Nadine Nortier offre à Mouchette des sourires rares et magnifiques, dans l’éphémère moment de bonheur à l’adresse d’un garçon, lors d’un tour d’auto-tamponneuses. Le père lui retournera une baffe, histoire de lui rappeler que le rire est réservé aux hommes. Car dans Mouchette les femmes n’ont pas même de quoi sourire. Dès le premier plan, la mère annonce la couleur : que vont devenir ses enfants sans elle, car elle va mourir. Le père, ivrogne bas de plafond, qui s’exclu de la souffrance létale de sa femme, témoigne à sa fille une indifférence uniquement interrompue par remontrances et brimades, vengeance de sa lâcheté devant la maladie et de la médiocre condition sociale dans laquelle il laisse croupir sa famille. Tout le village est au courant, épiant la chronique d’une mort annoncée. Car Mouchette ne se laisse pas emporter dans le misérabilisme.
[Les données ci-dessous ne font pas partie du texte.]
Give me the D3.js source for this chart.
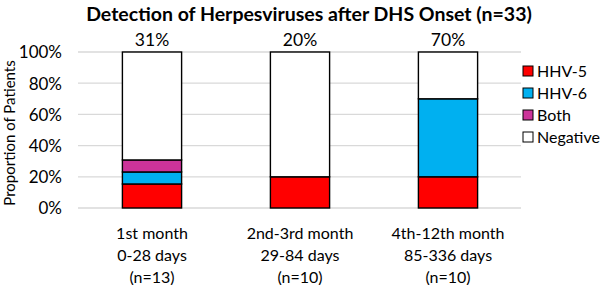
<!DOCTYPE html>
<html>
<head>
<meta charset="utf-8">
<script src="https://cdn.jsdelivr.net/npm/d3@7"></script>
<style>
  body { margin: 0; background: #fff; }
  text { font-family: Lato, "Open Sans", sans-serif; fill: #000; }
</style>
</head>
<body>
<svg id="svg0" width="600" height="285"></svg>
<script>
var categories = ["1st month|0-28 days|(n=13)", "2nd-3rd month|29-84 days|(n=10)", "4th-12th month|85-336 days|(n=10)"];
var series = ["HHV-5", "HHV-6", "Both", "Negative"];
var colors = ["#ff0000", "#00b0f0", "#cc3399", "#ffffff"];
var hhv5 = [15.4, 20, 20];
var hhv6 = [7.7, 0, 50];
var both = [7.7, 0, 0];
var negative = [69.2, 80, 30];
var topLabels = ["31%", "20%", "70%"];
var yTicks = [0, 20, 40, 60, 80, 100];

var svg = d3.select('#svg0');

var x = d3.scaleBand()
    .domain(categories)
    .range([78, 522])
    .paddingInner(0.6)
    .paddingOuter(0.3);

var y = d3.scaleLinear()
    .domain([0, 100])
    .range([208, 52]);

// gridlines
svg.selectAll("line.grid")
    .data(yTicks)
    .enter()
    .append("line")
    .attr("class", "grid")
    .attr("x1", 78)
    .attr("x2", 521)
    .attr("y1", function (d) { return y(d); })
    .attr("y2", function (d) { return y(d); })
    .attr("stroke", "#d9d9d9")
    .attr("stroke-width", 1.3);

// y axis labels
var yAxis = d3.axisLeft(y)
    .tickValues(yTicks)
    .tickFormat(function (d) { return d + "%"; })
    .tickSize(0)
    .tickPadding(0);

var yg = svg.append("g")
    .attr("transform", "translate(62,0)")
    .call(yAxis);
yg.select(".domain").remove();
yg.selectAll("text")
    .attr("font-size", "17px")
    .style("font-family", "Lato, 'Open Sans', sans-serif")
    .attr("dy", "0.35em");

svg.append("text")
    .attr("transform", "translate(15,133) rotate(-90)")
    .attr("text-anchor", "middle")
    .attr("font-size", "15px")
    .text("Proportion of Patients");

// stacked bars
var rows = categories.map(function (c, i) {
    return { cat: c, "HHV-5": hhv5[i], "HHV-6": hhv6[i], "Both": both[i], "Negative": negative[i] };
});
var stacked = d3.stack().keys(series)(rows);

svg.selectAll("g.layer")
    .data(stacked)
    .enter()
    .append("g")
    .attr("class", "layer")
    .attr("fill", function (d, i) { return colors[i]; })
    .selectAll("rect")
    .data(function (d) { return d.filter(function (p) { return p[1] - p[0] > 0; }); })
    .enter()
    .append("rect")
    .attr("x", function (d) { return x(d.data.cat); })
    .attr("width", x.bandwidth())
    .attr("y", function (d) { return y(d[1]); })
    .attr("height", function (d) { return y(d[0]) - y(d[1]); })
    .attr("stroke", "#000")
    .attr("stroke-width", 1.4);

// labels above bars
svg.selectAll("text.top")
    .data(categories)
    .enter()
    .append("text")
    .attr("class", "top")
    .attr("x", function (d) { return x(d) + x.bandwidth() / 2; })
    .attr("y", 46)
    .attr("text-anchor", "middle")
    .attr("font-size", "17.5px")
    .text(function (d, i) { return topLabels[i]; });

// category labels
var xl = svg.selectAll("text.cat")
    .data(categories)
    .enter()
    .append("text")
    .attr("class", "cat")
    .attr("text-anchor", "middle")
    .attr("font-size", "16px");
xl.selectAll("tspan")
    .data(function (d) {
        return d.split("|").map(function (s, k) { return { s: s, k: k, cx: x(d) + x.bandwidth() / 2 }; });
    })
    .enter()
    .append("tspan")
    .attr("x", function (d) { return d.cx; })
    .attr("y", function (d) { return 239 + d.k * 22; })
    .text(function (d) { return d.s; });

// legend
var lg = svg.selectAll("g.legend")
    .data(series)
    .enter()
    .append("g")
    .attr("class", "legend")
    .attr("transform", function (d, i) { return "translate(523," + (71 + i * 22) + ")"; });
lg.append("rect")
    .attr("x", 0)
    .attr("y", -5)
    .attr("width", 10)
    .attr("height", 10)
    .attr("fill", function (d, i) { return colors[i]; })
    .attr("stroke", "#000")
    .attr("stroke-width", 1);
lg.append("text")
    .attr("x", 14)
    .attr("y", 0)
    .attr("dy", "0.35em")
    .attr("font-size", "16px")
    .text(function (d) { return d; });

// title
svg.append("text")
    .attr("x", 309)
    .attr("y", 21)
    .attr("text-anchor", "middle")
    .attr("font-size", "19.5px")
    .attr("font-weight", "bold")
    .text("Detection of Herpesviruses after DHS Onset (n=33)");
</script>
</body>
</html>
Pleine de bonté, mais pauvre, donc rejetée, méprisée, moquée, elle subit en s’enfermant dans une bouderie économe de mots. Elle assume tout, la mère, le bébé, le petit déjeuner, les courses, le père et même Arsène le braconnier.
Du moins le croyait elle
, jusqu’à ce qu’il la viole. Jamais Bresson n’a filmé aussi juste, aussi sensible aussi émotionnellement fort. La chasse, hommage à Jean Renoir, est tout aussi symbolique, tout aussi puissante, ouvrant sur un un final qui est un immense moment de cinéma. Seize ans après « Journal d’un curé de campagne », le cinéaste s’attaque à une autre œuvre de Bernanos. Encore une fois, il transpose à l’écran la force et la délicatesse du roman. Certes, avec son style, dépouillé jusqu’à l’austérité, qui lui est propre, mais qui a l’avantage d’aller à l’essentiel, sans scories, affaiblissement ou prostitution. La force de la réalisation de « Mouchette » est indiscutable et, pour une fois, les acteurs jouent justes à commencer par Nadine Nortier tout simplement extraordinaire dans le rôle titre. Il est clair que je n’aime pas Bresson, son arrogance vis à vis de son art et son mépris des acteurs. Mais dans ce film le réalisateur se hisse au niveau de « Panique », aussi noir et désespéré, mais sans la haine, car il n’est paradoxalement pas misanthrope, contrairement à Duvivier. Pour être complet, le choix musical et la bande son très travaillée, contribuent à la réussite de ce très grand film.